# Help! Bricked!



## kkl1993 (Jan 31, 2012)

Alright first off, I can boot into recovery and bootloader. However, I have no CWM backups or any ROMs on my sd card.
I have no ROM currently installed so it will not get past the splash screen. I went into bootloader, but doing the command "adb devices" nothing is found. 

I have tried using the Toolkits but it still doesn't recognize my device. It would just say "waiting for device" and nothing happens.

Any help would be appreciated.


----------



## hbgoonie (Dec 8, 2012)

You're not bricked if you are able to get into the bootloader. When you're in the bootloader you have to use fastboot commands. adb commands are used when you're in recovery or have usb debugging enabled in your rom.


----------



## mentose457 (Aug 26, 2011)

Do you have the android sdk and google drivers installed? If not you should. Id give you directions but I dont know how on windows. You should be able to google it though. Once you get that worked out you can push a rom via adb and flash away.


----------



## kkl1993 (Jan 31, 2012)

I have both a Mac and a Windows, I do have the sdk installed and pretty sure the drivers are too. When I go into the bootloader and try to do fastboot commands, all it says is "fastboot: error command not found"


----------



## razorloves (Jun 7, 2011)

kkl1993 said:


> I have both a Mac and a Windows, I do have the sdk installed and pretty sure the drivers are too. When I go into the bootloader and try to do fastboot commands, all it says is "fastboot: error command not found"

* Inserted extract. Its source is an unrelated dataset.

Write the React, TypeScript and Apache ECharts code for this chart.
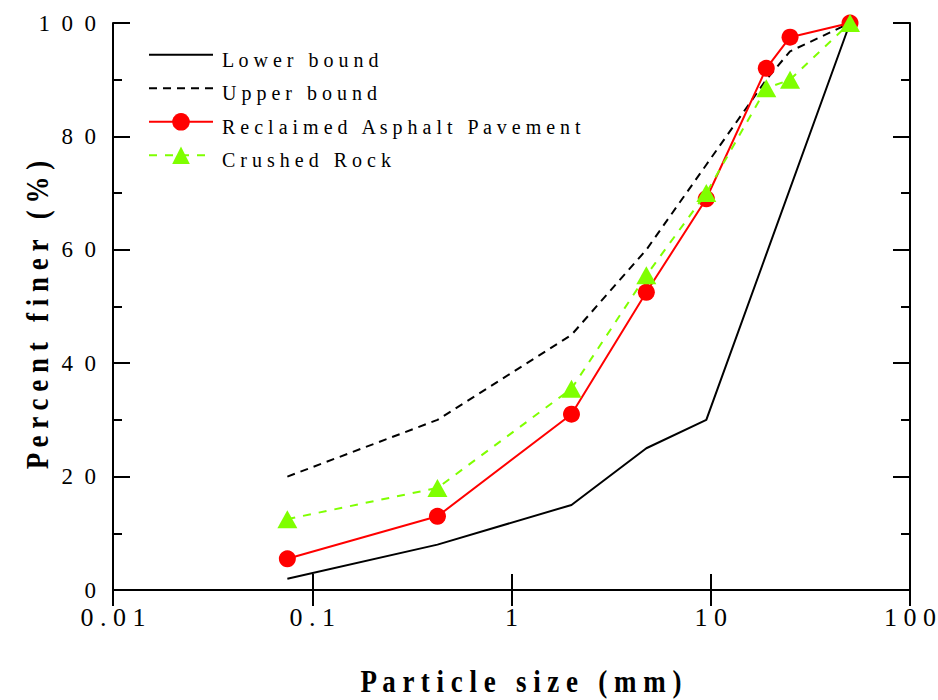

do you have the fastboot executable file in your sdk platform-tools folder? if so, did you change the path in your command prompt window to that folder?


----------



## kodiack99 (Dec 6, 2012)

Use nexus7 toolkit and install the drivers,i believe its 1 on the first option screen.It also will allow you to flash custom recovery or install stock rom.


----------



## mrZoSo (Jan 4, 2012)

Easiest thing is to push the ROM zip files using adb and flash, like mentose457 mentioned.
Put your ROM and gapps in the platform-tools directory on the PC.
Boot N7 in to recovery.
On PC open command prompt and type:
adb push _romfile_.zip /sdcard/_romfile_.zip
adb push _gappsfile_.zip /sdcard/_gappsfile_.zip

Now just flash the files as you normally would.


----------



## Mustang302LX (Jun 28, 2011)

mrZoSo said:


> Easiest thing is to push the ROM zip files using adb and flash, like mentose457 mentioned.
> Put your ROM and gapps in the platform-tools directory on the PC.
> Boot N7 in to recovery.
> On PC open command prompt and type:
> ...


^ This. Super simple and all will be back to normal after. You will obviously have to setup your device again but it will be back to normal operation.


----------